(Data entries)
┄┄┄┄┄┄
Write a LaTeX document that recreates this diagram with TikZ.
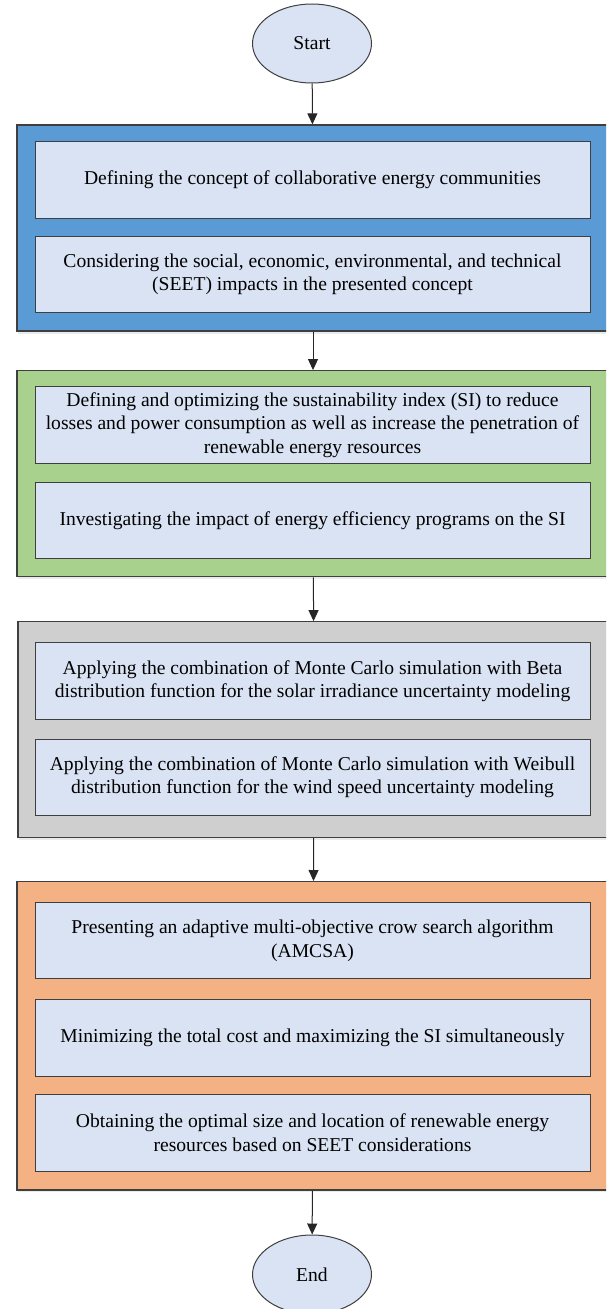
\documentclass[tikz,border=0pt]{standalone}
\usepackage{fontspec}
\setmainfont{Liberation Serif}
\usetikzlibrary{arrows.meta,shapes.geometric,shadows}

\definecolor{stageblue}{HTML}{5B9BD5}
\definecolor{stagegreen}{HTML}{A9D18E}
\definecolor{stagegray}{HTML}{CFCFD0}
\definecolor{stageorange}{HTML}{F4B183}
\definecolor{boxfill}{HTML}{DAE3F3}
\definecolor{edgegray}{HTML}{3F3F3F}

\begin{document}
\begin{tikzpicture}[x=1pt,y=-1pt,
  stagebox/.style 2 args={draw=edgegray,line width=1.3pt,fill=#1,minimum width=592pt,minimum height=#2,inner sep=0pt,
    general shadow={fill=black,opacity=0.08,shadow xshift=0.5pt,shadow yshift=-2.5pt}},
  taskbox/.style={draw=edgegray,line width=1pt,fill=boxfill,minimum width=555pt,minimum height=76.5pt,inner sep=0pt,align=center,font=\fontsize{19.6}{23.3}\selectfont},
  termbox/.style={ellipse,draw=edgegray,line width=1pt,fill=boxfill,minimum width=119pt,minimum height=79pt,inner sep=0pt,font=\fontsize{19.6}{23.3}\selectfont},
  flowarrow/.style={-{Triangle[length=11pt,width=10pt]},line width=1pt,draw=black!85}]

% Page frame, the stage boxes run past the right edge
\useasboundingbox (0,0) rectangle (606,1309);
\clip (0,0) rectangle (606,1309);

% Terminals
\node [termbox] (start) at (312,43.5) {Start};
\node [termbox] (end) at (312,1274.5) {End};

% Stage boxes
\node [stagebox={stageblue}{206pt}] (blue) at (313,228) {};
\node [stagebox={stagegreen}{206pt}] (green) at (313,473.7) {};
\node [stagebox={stagegray}{215.6pt}] (gray) at (314,729.6) {};
\node [stagebox={stageorange}{308.3pt}] (orange) at (313,1035.8) {};

% Tasks of the first stage
\node [taskbox] (concept) at (312.5,180) {Defining the concept of collaborative energy communities};
\node [taskbox] (seet) at (312.5,274.5) {Considering the social, economic, environmental, and technical\\(SEET) impacts in the presented concept};

% Tasks of the second stage
\node [taskbox] (si) at (312.5,425) {Defining and optimizing the sustainability index (SI) to reduce\\losses and power consumption as well as increase the penetration of\\renewable energy resources};
\node [taskbox] (efficiency) at (312.5,520.7) {Investigating the impact of energy efficiency programs on the SI};

% Tasks of the third stage
\node [taskbox] (beta) at (312.5,681) {Applying the combination of Monte Carlo simulation with Beta\\distribution function for the solar irradiance uncertainty modeling};
\node [taskbox] (weibull) at (312.5,777.5) {Applying the combination of Monte Carlo simulation with Weibull\\distribution function for the wind speed uncertainty modeling};

% Tasks of the fourth stage
\node [taskbox] (amcsa) at (312.5,940.7) {Presenting an adaptive multi-objective crow search algorithm\\(AMCSA)};
\node [taskbox] (cost) at (312.5,1037.8) {Minimizing the total cost and maximizing the SI simultaneously};
\node [taskbox] (sizing) at (312.5,1132.8) {Obtaining the optimal size and location of renewable energy\\resources based on SEET considerations};

% Flow between the stages
\draw [flowarrow] (start) -- (blue);
\draw [flowarrow] (blue) -- (green);
\draw [flowarrow] (green) -- (gray);
\draw [flowarrow] (gray) -- (orange);
\draw [flowarrow] (orange) -- (end);

\end{tikzpicture}
\end{document}
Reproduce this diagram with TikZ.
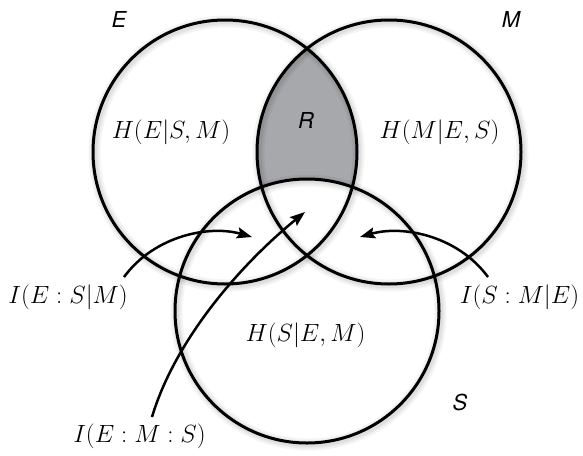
\documentclass[tikz,border=0pt]{standalone}
\usepackage{fontspec}
\newfontfamily\labelfont{TeX Gyre Heros}
\usetikzlibrary{arrows.meta}
\definecolor{rgray}{RGB}{167,168,172}
\begin{document}
\begin{tikzpicture}[x=1pt,y=-1pt,
  circ/.style={line width=3pt},
  glow/.style={line width=#1, draw=black, draw opacity=0.045},
  conn/.style={line width=2.5pt, -{Stealth[length=15pt,width=11pt,inset=2.5pt]}},
  mlab/.style={font=\fontsize{26.6}{30}\selectfont, inner sep=0pt},
  slab/.style={font=\labelfont\itshape\fontsize{22}{25}\selectfont, inner sep=0pt}]
\useasboundingbox (0,0) rectangle (583,455);
\coordinate (cE) at (225,152);
\coordinate (cM) at (389,152);
\coordinate (cS) at (307,311);
% shaded region R
\begin{scope}
  \clip (cE) circle (132pt);
  \clip (cM) circle (132pt);
  \fill[rgray] (0,0) rectangle (583,455);
  \fill[white] (cS) circle (132pt);
\end{scope}
% soft shadows
\foreach \c in {cE,cM,cS}{
  \draw[glow=12pt] ([shift={(1.5,1.5)}]\c) circle (132pt);
  \draw[glow=8pt] ([shift={(1.5,1.5)}]\c) circle (132pt);
  \draw[glow=5pt] ([shift={(1.5,1.5)}]\c) circle (132pt);
}
% circles
\draw[circ] (cE) circle (132pt);
\draw[circ] (cM) circle (132pt);
\draw[circ] (cS) circle (132pt);
% set labels
\node[slab] (lE) at (119,19.5) {E};
\node[slab] (lM) at (511,19) {M};
\node[slab] (lR) at (306,120) {R};
\node[slab] (lS) at (460,402) {S};
% region labels
\node[mlab] (hE) at (171,132.5) {$H(E|S,M)$};
\node[mlab] (hM) at (439.5,132.5) {$H(M|E,S)$};
\node[mlab] (hS) at (305.5,335) {$H(S|E,M)$};
\node[mlab] (iES) at (68,297) {$I(E:S|M)$};
\node[mlab] (iSM) at (519.5,297.5) {$I(S:M|E)$};
\node[mlab] (iEMS) at (139.5,436.5) {$I(E:M:S)$};
% arrows
\coordinate (a1s) at (124,277);
\coordinate (a1e) at (252,237);
\coordinate (a2s) at (152,417);
\coordinate (a2e) at (305,212);
\coordinate (a3s) at (488,277);
\coordinate (a3e) at (360,237);
\draw[conn] (a1s) .. controls (155,235) and (210,225) .. (a1e);
\draw[conn] (a2s) .. controls (175,340) and (240,265) .. (a2e);
\draw[conn] (a3s) .. controls (457,235) and (402,225) .. (a3e);
\end{tikzpicture}
\end{document}
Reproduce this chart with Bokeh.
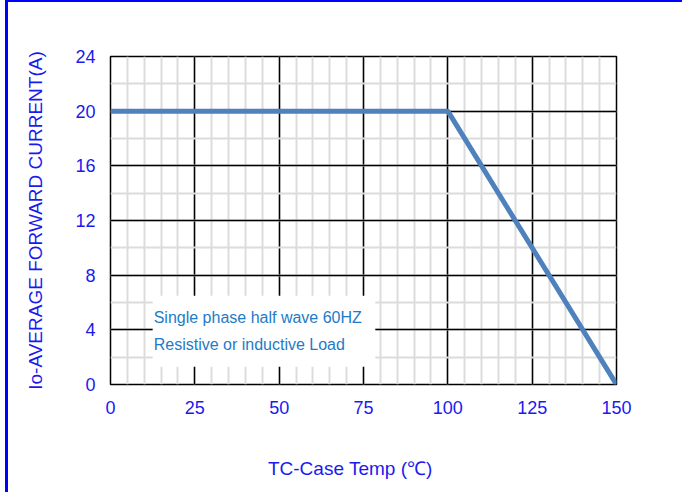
from bokeh.plotting import figure
from bokeh.models import SingleIntervalTicker, BoxAnnotation, Label, Range1d
from bokeh.embed import file_html
from bokeh.resources import INLINE

# data
temps = [0, 100, 150]
current = [20, 20, 0]
x_range = (0, 150)
y_range = (0, 24)
x_major, x_minor = 25, 5
y_major, y_minor = 4, 2
note_lines = ["Single phase half wave 60HZ", "Resistive or inductive Load"]
x_title = "TC-Case Temp (\u2103)"
y_title = "Io-AVERAGE FORWARD CURRENT(A)"

BLUE = "#1a1aee"
FONT = "Liberation Sans"

p = figure(width=682, height=492, output_backend="svg", toolbar_location=None,
           x_range=Range1d(*x_range), y_range=Range1d(*y_range),
           min_border_left=110, min_border_right=66, min_border_top=56, min_border_bottom=108)
p.styles = {
    "background-color": "white",
    "background-image": "linear-gradient(#0000ff, #0000ff), linear-gradient(#0000ff, #0000ff)",
    "background-size": "100% 2px, 3px 100%",
    "background-position": "5px 0px, 5px 0px",
    "background-repeat": "no-repeat",
}

p.xaxis.ticker = SingleIntervalTicker(interval=x_major, num_minor_ticks=x_major // x_minor)
p.yaxis.ticker = SingleIntervalTicker(interval=y_major, num_minor_ticks=y_major // y_minor)

for ax in (p.xaxis[0], p.yaxis[0]):
    ax.axis_line_color = None
    ax.major_tick_line_color = None
    ax.minor_tick_line_color = None
    ax.major_label_text_color = BLUE
    ax.major_label_text_font = FONT
    ax.major_label_text_font_size = "18px"
    ax.axis_label_text_color = BLUE
    ax.axis_label_text_font = FONT
    ax.axis_label_text_font_size = "19px"
    ax.axis_label_text_font_style = "normal"

# trailing no-break spaces shift the centred title slightly left, as in the original
p.xaxis.axis_label = x_title + "\u00a0" * 5
p.yaxis.axis_label = y_title
p.xaxis.major_label_standoff = 10
p.yaxis.major_label_standoff = 9
p.xaxis.axis_label_standoff = 41
p.yaxis.axis_label_standoff = 26

for g in (p.xgrid[0], p.ygrid[0]):
    g.grid_line_color = "#000000"
    g.grid_line_width = 1.5
    g.minor_grid_line_color = "#dcdcdc"
    g.minor_grid_line_width = 2

p.outline_line_color = "#000000"
p.outline_line_width = 1.5
p.background_fill_color = "white"
p.border_fill_color = None

p.add_layout(BoxAnnotation(left=12.5, right=78.5, bottom=1.3, top=6.5,
                           fill_color="white", fill_alpha=1.0, line_color=None))
for i, t in enumerate(note_lines):
    p.add_layout(Label(x=12.8, y=4.9 - i * 2.0, text=t, text_color="#1e7bc8",
                       text_font=FONT, text_font_size="16px", text_baseline="middle"))

p.line(temps, current, line_color="#4f81bd", line_width=5)

open("out.html", "w").write(file_html(p, INLINE))
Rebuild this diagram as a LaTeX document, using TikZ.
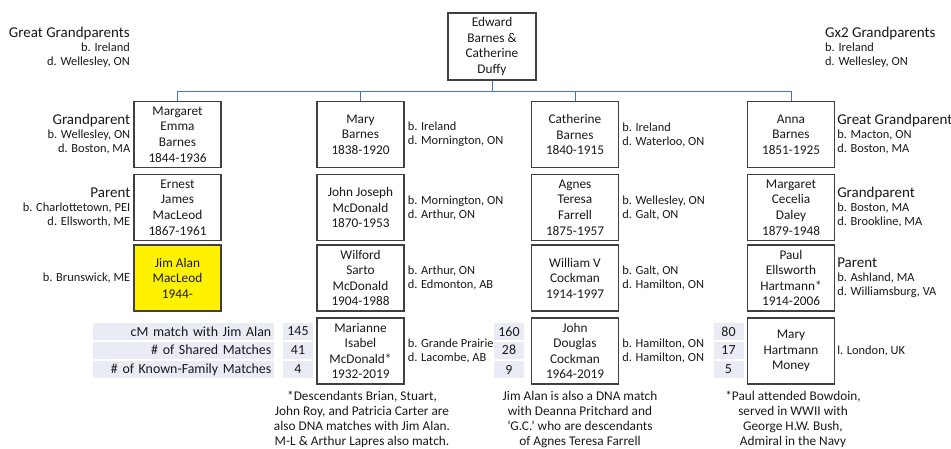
\documentclass[tikz,border=0pt]{standalone}
\usepackage{fontspec}
\setmainfont{Carlito}
\usepackage{xcolor}
\usetikzlibrary{positioning,calc}
\definecolor{boxgray}{RGB}{64,64,64}
\definecolor{linkblue}{RGB}{68,114,196}
\definecolor{tablefill}{RGB}{233,235,245}
\definecolor{inkblack}{RGB}{25,25,25}
\newcommand{\namefont}{\fontsize{13.3}{15.6}\selectfont}
\newcommand{\sidefont}{\fontsize{12.4}{14}\selectfont}
\newcommand{\headfont}{\fontsize{15}{17}\selectfont}
\newcommand{\tablefont}{\fontsize{13.9}{15}\selectfont}
\tikzset{
	person/.style={draw=boxgray, line width=1.1pt, minimum width=87pt, minimum height=66pt,
		inner sep=1pt, align=center, font=\namefont, text=inkblack},
	side/.style={inner sep=1pt, font=\sidefont, text=inkblack},
	link/.style={draw=linkblue, line width=1pt},
	tcell/.style={fill=tablefill, minimum height=17pt, inner sep=0pt, font=\tablefont, text=inkblack},
	note/.style={align=center, inner sep=0pt, font=\fontsize{13.3}{15}\selectfont, text=inkblack},
}
\begin{document}
\begin{tikzpicture}[x=1pt, y=-1pt]
	\useasboundingbox (0,0) rectangle (951,449);

	% founding couple
	\node[person, minimum width=88pt, minimum height=67pt] (top) at (492,46.5) {Edward\\Barnes \&\\Catherine\\Duffy};
	\node[side, anchor=east, align=right] (ggl) at (131,47) {{\headfont Great Grandparents}\\b. Ireland\\d. Wellesley, ON};
	\node[side, anchor=west, align=left] (ggr) at (824,47) {{\headfont Gx2 Grandparents}\\b. Ireland\\d. Wellesley, ON};

	% children
	\node[person] (ga) at (177.5,134.5) {Margaret\\Emma\\Barnes\\1844-1936};
	\node[person] (gb) at (360.5,134.5) {Mary\\Barnes\\1838-1920};
	\node[person] (gc) at (575,134.5) {Catherine\\Barnes\\1840-1915};
	\node[person] (gd) at (791,134.5) {Anna\\Barnes\\1851-1925};

	% grandchildren
	\node[person] (pa) at (177.5,207.5) {Ernest\\James\\MacLeod\\1867-1961};
	\node[person] (pb) at (360.5,207.5) {John Joseph\\McDonald\\1870-1953};
	\node[person] (pc) at (575,207.5) {Agnes\\Teresa\\Farrell\\1875-1957};
	\node[person] (pd) at (791,207.5) {Margaret\\Cecelia\\Daley\\1879-1948};

	% great grandchildren
	\node[person, fill=yellow] (ja) at (177.5,278) {Jim Alan\\MacLeod\\1944-};
	\node[person] (jb) at (360.5,278) {Wilford\\Sarto\\McDonald\\1904-1988};
	\node[person] (jc) at (575,278) {William V\\Cockman\\1914-1997};
	\node[person] (jd) at (791,278) {Paul\\Ellsworth\\Hartmann*\\1914-2006};

	% DNA matches
	\node[person] (mb) at (360.5,351) {Marianne\\Isabel\\McDonald*\\1932-2019};
	\node[person] (mc) at (575,351) {John\\Douglas\\Cockman\\1964-2019};
	\node[person] (md) at (791,351) {Mary\\Hartmann\\Money};

	% connectors
	\coordinate (bus) at ($(top.south)+(0,11)$);
	\draw[link] (top.south) -- (bus);
	\foreach \c in {ga,gb,gc,gd}
		\draw[link] (\c.north) |- (bus);

	% places, left column
	\node[side, align=right, left=2pt of ga] (ga-txt) {{\headfont Grandparent}\\b. Wellesley, ON\\d. Boston, MA};
	\node[side, align=right, left=2pt of pa] (pa-txt) {{\headfont Parent}\\b. Charlottetown, PEI\\d. Ellsworth, ME};
	\node[side, left=2pt of ja] (ja-txt) {b. Brunswick, ME};

	% places, second column
	\node[side, align=left, right=2pt of gb] (gb-txt) {b. Ireland\\d. Mornington, ON};
	\node[side, align=left, right=2pt of pb] (pb-txt) {b. Mornington, ON\\d. Arthur, ON};
	\node[side, align=left, right=2pt of jb] (jb-txt) {b. Arthur, ON\\d. Edmonton, AB};
	\node[side, align=left, right=2pt of mb] (mb-txt) {b. Grande Prairie\\d. Lacombe, AB};

	% places, third column
	\node[side, align=left, right=2pt of gc] (gc-txt) {b. Ireland\\d. Waterloo, ON};
	\node[side, align=left, right=2pt of pc] (pc-txt) {b. Wellesley, ON\\d. Galt, ON};
	\node[side, align=left, right=2pt of jc] (jc-txt) {b. Galt, ON\\d. Hamilton, ON};
	\node[side, align=left, right=2pt of mc] (mc-txt) {b. Hamilton, ON\\d. Hamilton, ON};

	% places, right column
	\node[side, align=left, right=1pt of gd] (gd-txt) {{\headfont Great Grandparent}\\b. Macton, ON\\d. Boston, MA};
	\node[side, align=left, right=1pt of pd] (pd-txt) {{\headfont Grandparent}\\b. Boston, MA\\d. Brookline, MA};
	\node[side, align=left, right=1pt of jd] (jd-txt) {{\headfont Parent}\\b. Ashland, MA\\d. Williamsburg, VA};
	\node[side, right=1pt of md] (md-txt) {l. London, UK};

	% match table
	\foreach \y/\t [count=\i] in {331.5/cM match with Jim Alan, 350/\# of Shared Matches, 369.5/\# of Known-Family Matches}
		\node[tcell, anchor=east, minimum width=181pt, text width=176pt, align=right] (lab\i) at (274,\y) {\t};
	\foreach \x/\a/\b/\c [count=\k] in {298/145/41/4, 509/160/28/9, 728.5/80/17/5} {
		\node[tcell, minimum width=30pt] (num\k-1) at (\x,331.5) {\a};
		\node[tcell, minimum width=30pt] (num\k-2) at (\x,350) {\b};
		\node[tcell, minimum width=30pt] (num\k-3) at (\x,369.5) {\c};
	}

	% notes
	\node[note] (note1) at (362,419.5) {*Descendants Brian, Stuart,\\John Roy, and Patricia Carter are\\also DNA matches with Jim Alan.\\M-L \& Arthur Lapres also match.};
	\node[note] (note2) at (580,419.5) {Jim Alan is also a DNA match\\with Deanna Pritchard and\\‘G.C.’ who are descendants\\of Agnes Teresa Farrell};
	\node[note] (note3) at (793,419) {*Paul attended Bowdoin,\\served in WWII with\\George H.W. Bush,\\Admiral in the Navy};

\end{tikzpicture}
\end{document}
┄┄┄┄┄┄
Word for word, give again the lines from the first entry to the line with "(orange) at (313,1035.8)", inclusive. Exclude the pictures.

Task response:
Write a LaTeX document that recreates this diagram with TikZ.
\documentclass[tikz,border=0pt]{standalone}
\usepackage{fontspec}
\setmainfont{Liberation Serif}
\usetikzlibrary{arrows.meta,shapes.geometric,shadows}

\definecolor{stageblue}{HTML}{5B9BD5}
\definecolor{stagegreen}{HTML}{A9D18E}
\definecolor{stagegray}{HTML}{CFCFD0}
\definecolor{stageorange}{HTML}{F4B183}
\definecolor{boxfill}{HTML}{DAE3F3}
\definecolor{edgegray}{HTML}{3F3F3F}

\begin{document}
\begin{tikzpicture}[x=1pt,y=-1pt,
  stagebox/.style 2 args={draw=edgegray,line width=1.3pt,fill=#1,minimum width=592pt,minimum height=#2,inner sep=0pt,
    general shadow={fill=black,opacity=0.08,shadow xshift=0.5pt,shadow yshift=-2.5pt}},
  taskbox/.style={draw=edgegray,line width=1pt,fill=boxfill,minimum width=555pt,minimum height=76.5pt,inner sep=0pt,align=center,font=\fontsize{19.6}{23.3}\selectfont},
  termbox/.style={ellipse,draw=edgegray,line width=1pt,fill=boxfill,minimum width=119pt,minimum height=79pt,inner sep=0pt,font=\fontsize{19.6}{23.3}\selectfont},
  flowarrow/.style={-{Triangle[length=11pt,width=10pt]},line width=1pt,draw=black!85}]

% Page frame, the stage boxes run past the right edge
\useasboundingbox (0,0) rectangle (606,1309);
\clip (0,0) rectangle (606,1309);

% Terminals
\node [termbox] (start) at (312,43.5) {Start};
\node [termbox] (end) at (312,1274.5) {End};

% Stage boxes
\node [stagebox={stageblue}{206pt}] (blue) at (313,228) {};
\node [stagebox={stagegreen}{206pt}] (green) at (313,473.7) {};
\node [stagebox={stagegray}{215.6pt}] (gray) at (314,729.6) {};
\node [stagebox={stageorange}{308.3pt}] (orange) at (313,1035.8) {};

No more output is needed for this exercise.